Perempuan & Karya Sastra
Wanita atau perempuan?. Entahlah!. Keduanya sama pemegang kunci surga bagiku. Siapapun pasti sudah mengerti tentang ungkapan itu. Namun dalam pembahasan ini kita sepakati menggunakan "perempuan". Ok.
Sejenak nostalgia masa jahiliyah.
Kaum perempuan pra-Islam datang tidak lebih sebuah kibulan saja pagi kaum lelaki. Di hargai laiknya sebuah barang yang cukup murah bahkan tak berharga. Ini terjadi dalam kalangan masyarakat menengah.
Sedangkan di kalangan bangsawan, perempuan bagaikan tuan raja yang sangat dihormati dan menjadi rebutan. Tak jarang antara bangsawannya harus saling melepas sarung pedang untuk mendapatkan perempuan impiannya.
Disamping itu, bahwa perempuan memperlamban perjalanan (0rang badui yang suka bepindah-pindah), menjadi sumber bertambahnya jumlah anggota, yang serba kekurangan bahan makanan untuk hidup, serta menjadi hinaan bagi kelompok mereka, ketika kalah berperang kemudian para perempuan menjadi hak musuh yang menang. Dari beberapa alasan inilah, mereka (orang jahiliyah) berani membunuh dan mengubur bayi perempuan hidup-hidup. Ini dalih masyarakat menengah.
Lalu islam datang dengan membawa kunci untuk melepaskan kaum perempuan dari tirani kejahiliyahan, baik itu kekerasan, pelecehan, dan segala bentuk perendahan terhadap kaum perempuan, secara perlahan.
Namun, tak sepenuhnya kaum perempuan bebas melakukan apapun yang setara dengan kaum laki-laki. Tidak. Sejalan dengan kemajuan IPTEK, para perempuan menuntut kesamaan peran dalam kehidupan sosial. Mereka juga ingin duduk bersampingan dan bersaing dengan kaum lelaki seperti bekerja, memimpin, mengelola, dll.
Namun bagaimana untuk mewujudkan hal itu?. Nah. di sini sastra sebagai salah satu alat untuk mengembori kesetaraan itu dengan menceritakan kisah fiktif atau non-fiktif dengan mengangkat citra perempuan di karya sastra tersebut.

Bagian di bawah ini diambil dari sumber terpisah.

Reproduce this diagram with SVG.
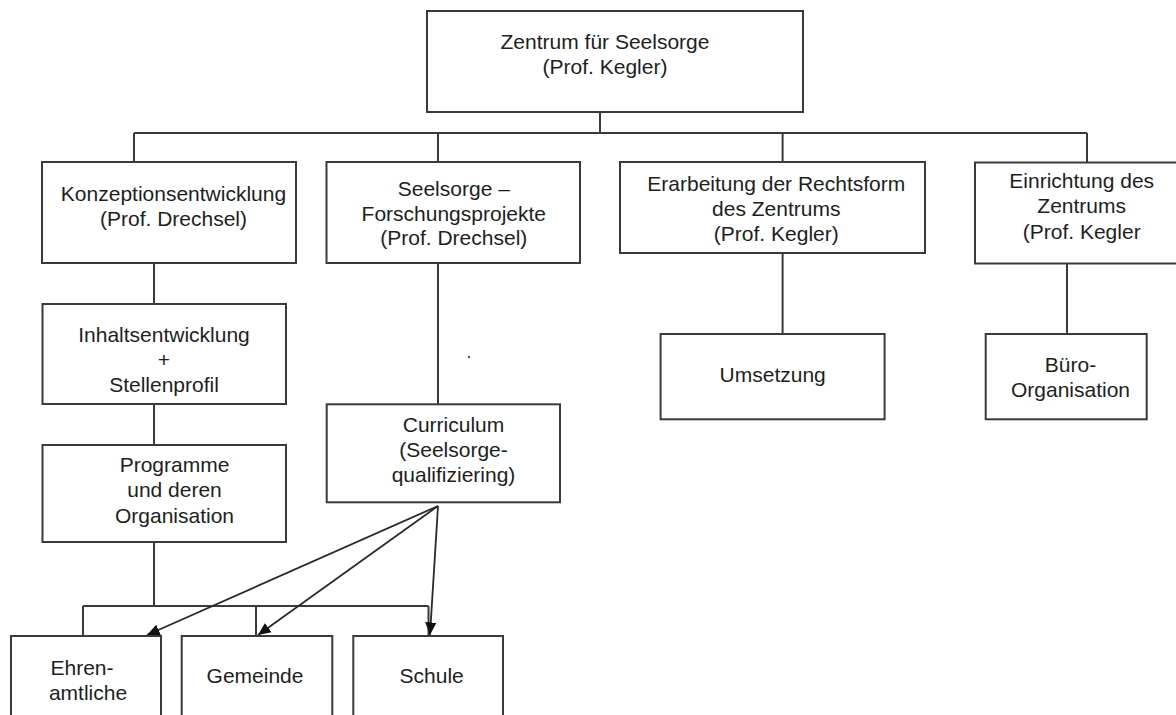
<svg xmlns="http://www.w3.org/2000/svg" width="1176" height="715" viewBox="0 0 1176 715">
<style>
.box{fill:#fff;stroke:#3a3a3a;stroke-width:2}
.ln{fill:none;stroke:#3a3a3a;stroke-width:2}
.ar{fill:none;stroke:#2a2a2a;stroke-width:1.8}
text{font-family:"Liberation Sans",Arial,sans-serif;font-size:21px;fill:#1e1e1e;text-anchor:middle}
</style>
<defs>
<marker id="ah" viewBox="0 0 10 10" refX="10" refY="5" markerWidth="7" markerHeight="7" markerUnits="strokeWidth" orient="auto">
<path d="M0,0.5 L10,5 L0,9.5 z" fill="#111"/>
</marker>
</defs>
<rect width="1176" height="715" fill="#fff"/>
<g id="connectors">
<path class="ln" d="M600,112 V133 M134,133 H1087 M134,133 V162 M438,133 V162 M782.6,133 V162 M1087,133 V162"/>
<path class="ln" d="M154,263 V304 M154,404 V445 M154,542 V606 M83,606 H428.5 M83,606 V636 M256,606 V636 M428.5,606 V636"/>
<path class="ln" d="M438,263 V404"/>
<path class="ln" d="M782.6,253 V334 M1067,263 V334"/>
<path class="ar" d="M438,506 L147,635" marker-end="url(#ah)"/>
<path class="ar" d="M438,506 L258,635" marker-end="url(#ah)"/>
<path class="ar" d="M438,506 L430,635" marker-end="url(#ah)"/>
</g>
<g id="n-zentrum"><rect class="box" x="427" y="11" width="376" height="101"/><text x="605" y="49">Zentrum für Seelsorge</text><text x="605" y="74">(Prof. Kegler)</text></g>
<g id="n-konzeption"><rect class="box" x="42" y="162" width="254" height="101"/><text x="173.5" y="201">Konzeptionsentwicklung</text><text x="173.5" y="226">(Prof. Drechsel)</text></g>
<g id="n-forschung"><rect class="box" x="326.5" y="162" width="253.5" height="101"/><text x="453.8" y="195.7">Seelsorge –</text><text x="453.8" y="220.7">Forschungsprojekte</text><text x="453.8" y="245">(Prof. Drechsel)</text></g>
<g id="n-rechtsform"><rect class="box" x="620" y="162" width="305" height="91"/><text x="776.3" y="190.7">Erarbeitung der Rechtsform</text><text x="776.3" y="215.7">des Zentrums</text><text x="776.3" y="240.7">(Prof. Kegler)</text></g>
<g id="n-einrichtung"><rect class="box" x="975" y="162.5" width="215" height="101"/><text x="1081.7" y="188.3">Einrichtung des</text><text x="1081.7" y="213.3">Zentrums</text><text x="1081.7" y="239.3">(Prof. Kegler</text></g>
<g id="n-inhalt"><rect class="box" x="42.5" y="304" width="243.5" height="100"/><text x="164" y="341.7">Inhaltsentwicklung</text><text x="164" y="367">+</text><text x="164" y="391.7">Stellenprofil</text></g>
<g id="n-programme"><rect class="box" x="42.5" y="445" width="243.5" height="97"/><text x="174.5" y="471.7">Programme</text><text x="174.5" y="497.3">und deren</text><text x="174.5" y="522.7">Organisation</text></g>
<g id="n-curriculum"><rect class="box" x="326.7" y="404.3" width="233.3" height="98"/><text x="453.5" y="432.3">Curriculum</text><text x="453.5" y="457.3">(Seelsorge-</text><text x="453.5" y="481.7">qualifiziering)</text></g>
<g id="n-umsetzung"><rect class="box" x="660.6" y="334" width="224" height="85.3"/><text x="772.7" y="381.7">Umsetzung</text></g>
<g id="n-buero"><rect class="box" x="985.7" y="334" width="161" height="85.3"/><text x="1070.5" y="371.7">Büro-</text><text x="1070.5" y="396.7">Organisation</text></g>
<g id="n-ehren"><rect class="box" x="11" y="636" width="150" height="100"/><text x="82" y="675">Ehren-</text><text x="88" y="700">amtliche</text></g>
<g id="n-gemeinde"><rect class="box" x="181.7" y="636" width="150.6" height="100"/><text x="255" y="683">Gemeinde</text></g>
<g id="n-schule"><rect class="box" x="353.3" y="636" width="149.7" height="100"/><text x="431.7" y="683">Schule</text></g>
<circle cx="469" cy="357" r="1.2" fill="#555"/>
</svg>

Alat itu benar-benar dimanfaatkan oleh Nawal al-Sadawi -penulis novel mesir yang mempelopori faham femenisme- dengan karyanya yang kebanyakan mengangkat kisah seirang perempuan. Seperti Novelnya yang berjudul "Perempuan di Titik Nol"terjemahan dari "Al-Imroah Fi Nuqthoh Sifir". Dalam karya ini menceritakan seorang pelacur yang sukses dan pekerjaan itu kaum lelakilah yang menciptakan. Bahkan dikatakan juga, bahwa semua laki-laki dari semua propesi adala penjahat-lebih detailnya silahkan baca sendiri.

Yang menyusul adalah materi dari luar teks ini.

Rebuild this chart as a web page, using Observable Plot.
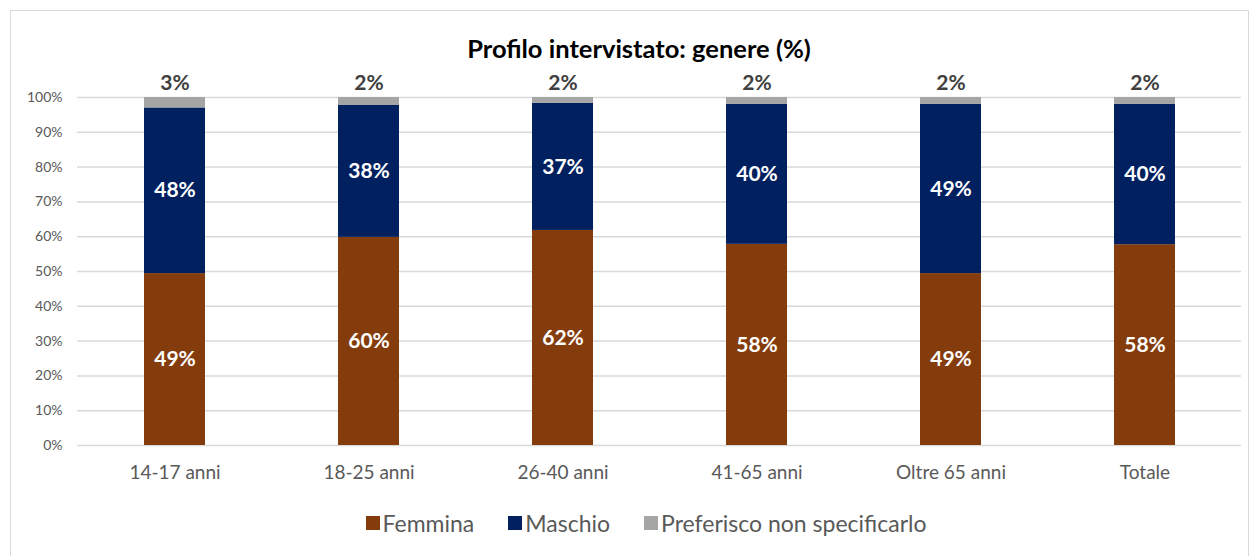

Nawal diberhetikan dari jabatannya sebagai pimpinan pendidikan kesehatan dan majalah healty lantaran pemikirannya yang bertolak dengan pemerintahan. Ada juga beberapa karyanya yang tidak diterbitkan di Mesir sehingga diterbitkan di Libanon. Bahkan Nawal sendiri pernah dipenjara, ya karena pemikiran femenisnya itu. Walaupun femenis sendiri sudah dilakukan dulu jauh sebelum itu, yang kisahnya pada 1001 malam, tentang pembelaan perempuan yang dibunuh seorang raja. Kalau di Indonesia cerita yang masyhur ialah Siti Nurbaya.
Dari itu, bahwa karya satra pernah diperankan sebagai alat untuk mengenalkan kesamaan gender, dan kalau berbicara kontek saat ini, bisa kita lihat kesetaraan gender sudah biasa dalam sosialnya. Namun bagi saya, tetap ada hak laki-laki yang tidak bisa disetarakan dengan kaum perempuan, khususnya dalam agama Islam.
Karena beda lalu ingin sama. Karena beda lalu tak mau sama. Kadang yang sama malah ingin beda. Maka aku beda dan kau beda, mungkin saja ada yang sama. Wallahua'lam.